Observational Humor — Case Study #98

Observational Humor Monologue number 98!  As usual, the monologues are not presented for the entertainment value, but as a learning tool.  First you will see the set-ups.  Then the monologue jokes follow.  And then a brief comment on what makes the jokes tick.  Enjoy.

THE SET-UP (What happened and what was said during the meeting before the monologue was delivered.)

1.  An evaluator suggested to a speaker that, when crossing the speaking platform, he should not turn his back on part of the audience.  He demonstrated how one could cross while still somewhat facing the audience, maintaining a connection.

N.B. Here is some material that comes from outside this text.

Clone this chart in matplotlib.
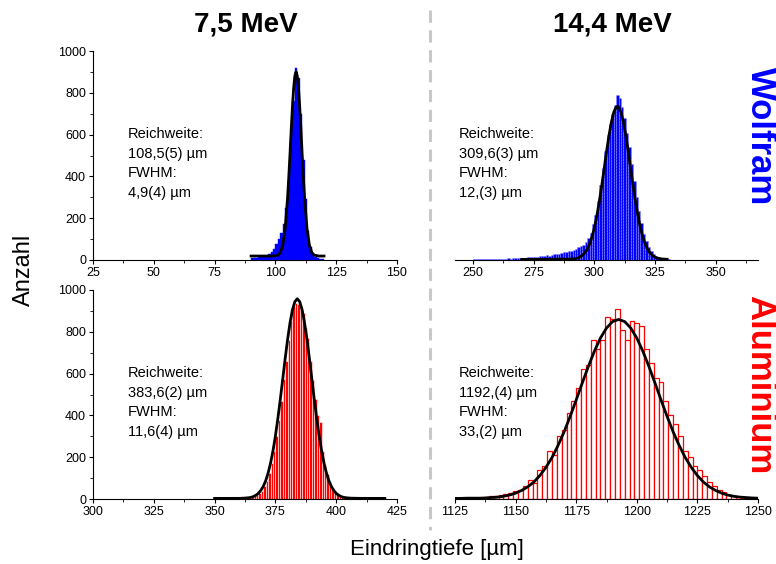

2.  The same evaluator suggested lengthening a specific pause in the speakers talk.  He wanted the speaker to relax and take a deep breath at a specific point in the speech.

3.  A guest named Fred was referred to by wrong names three or four times. The first time was an accident.  Then it started to be on purpose, a running gag.

4.  An evaluator used the word EXTRANEOUS…twice.

5.  The weather was starting to warm up.  In the summer time our members tend to dress rather casually.  Three people were dressed in shorts.

6.  Carolyn noted that she was the only woman attending the meeting.  She said she liked the odds.

7.  We had a guest speaker named Marco.


(I crossed the podium in an exaggerated side-ways movement.  This entry got a very big laugh.)
Mr General Evaluator, fellow Toastmasters, and especially (I took a deep breath and exhaled) Francis.
(Noticing the running gag of mentioning our guest using the wrong name, I jumped on the bandwagon.  The breath got a fair response.  Saying the name Francis got a very big laugh.  Although I was expecting a bigger response to the breath, the fact that it played less than expected probably helped build the tension to make the Francis line even funnier.)

Few people know it, but I used to work for the Rail Road.  I’m an EX-train-eous person.
(Since EXTRANEOUS is an uncommon word, and since it had been used twice, it was a good target for Observational Humor.  If it had been used only once, I would not have used it.  The repetitive nature strengthened its use as a joke set-up.)

To our guests, you’ll notice that we are a very informal club.  The warmer it gets, the more we dress down.  You should come back in August.  The meetings are very interesting.
(This is a re-cycled joke which I had used before.  The set-up was really strong that evening.  Nineteen people were present, and a guest was the only person in a suit and tie.  Three people were wearing shorts.  We were just starting to notice a weather warming trend.  I was a speaker and was wearing basketball shorts and a colored TShirt.  The contrast of dress styles encouraged me to repeat a previously used line, because I knew it was funny, and because it had been maybe nine months since I had used it.  I used the technique of extrapolation, projecting a trend into the future.  Very good laugh.)

Carolyn said she liked the makeup of the group tonight.  As the only woman, she said the “odds were good.”  She is right.  At PowerHouse Pros, “the odds are good…and the goods are odd.”
(This is an old joke told to me by a woman speaker when I was visiting Alaska.  My feeling was that it wasn’t a widely told joke and was guessing that nobody had heard it before.  I felt I needed to repeat Carolyn’s comment to strengthen the set up.  Good laugh.)

The thing I like about this group is that people are athletic and fit.  As I look around the room.  Daniel…scuba diving.  David…swing dancing.   Marco…polo.
(The connection of Marco Polo had jumped into my head.  So I used the rule of three to set it up.  I set a pause between each set of names and activities which set the rhythm and expectation for the third item and the punchline.  Very big laugh.)